This is the local reality behind one of the largest iron ore projects in Africa.
The Simandou project began producing on November 11, 2025, marking a milestone that drew widespread attention and optimism at national and international levels. Presented as a transformational driver for Guinea’s economy — combining large-scale mining, a nearly 650 km railway corridor, and a new deep-water port — the project has been celebrated by authorities and investors alike. Leading the project is Baowu Resources, a subsidiary of China’s largest steelmaker, Baowu Steel Group. Other project developers include Rio Tinto, Chinalco, Simfer Guinée, Winning Consortium Simandou, and the Government of Guinea. For these stakeholders, Simandou symbolizes a new era of modernization: job creation, infrastructure investment, diversified revenues, and increased public finance. The message, amplified at the highest levels, is that Guinea is moving forward — and Simandou will be its engine.
But hundreds of kilometers from the spotlight, the communities living closest to the project are watching with far less enthusiasm.

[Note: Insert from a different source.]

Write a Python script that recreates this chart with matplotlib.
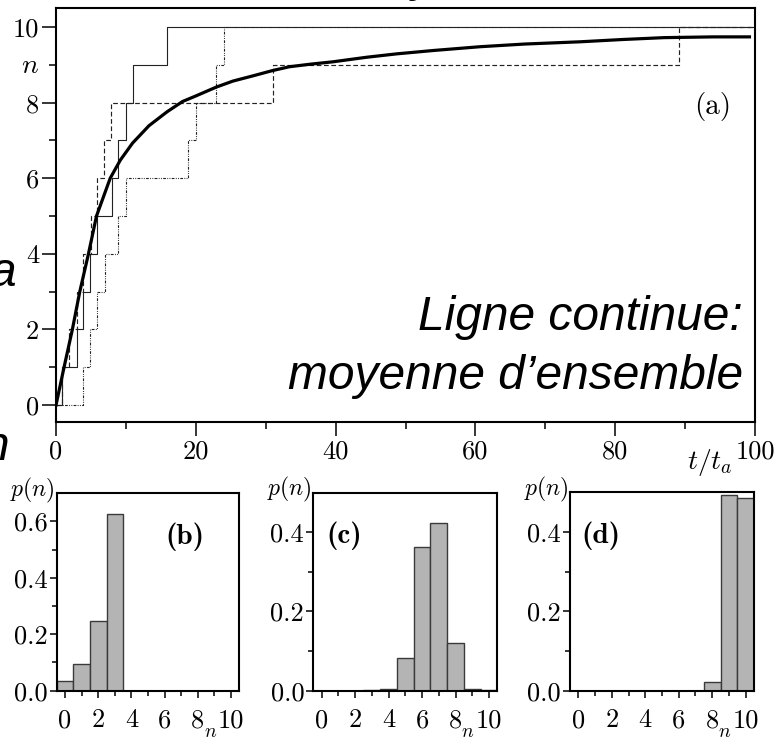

A National Project, Local Damages
For the families of Wataférédou, Kindia, Mamou, Forécariah, and many other communities along the project’s footprint, the promises of development are in sharp contrast with a daily life marked by uncertainty, loss of livelihood, and worsening socio-environmental conditions. As one resident of Wataférédou — a village in the mining town of Beyla — put it: “Our crops have disappeared, our houses are cracked, and the companies don’t even respond to our letters.”
These are not isolated grievances. The 2023 report by Advocates for Community Alternatives documented how families across several communities had lost farmland or grazing land without fair compensation or under unclear conditions, and how project-related disruptions had reduced crop productivity, threatening food security and household incomes. Three years later, the Action Mines Guinée report confirms that little has changed.
In Kindia, one of the towns crossed by the railway, a community committee member summarized the situation plainly: “We were promised development. What we got is dust, noise, and polluted rivers.” Environmental impacts are increasingly visible: construction activities are degrading water sources and soils, increasing health risks; biodiversity loss, deforestation, and habitat fragmentation are ongoing concerns. Explosions for mining and railway construction are cracking homes and generating stress and insecurity. In some villages, residents have had to leave their homes for safety reasons, sometimes without any immediate housing alternative.
In Mamou, communities feel abandoned. The oldest resident described the experience: “They came, they blew things up, they left. And we are still waiting for someone to take responsibility.”
In Forécariah, along the project’s logistics corridor, fishing — a vital livelihood activity for the local population — has been severely disrupted. Mud has flooded the artisanal port in the town of Bakia, paralyzing activity. Homes remain cracked and unrepaired. For communities whose livelihoods depend on fishing and agriculture, the situation is increasingly untenable.
Now that the project has entered its production phase, these issues are more pressing than ever. The window for course correction is narrowing.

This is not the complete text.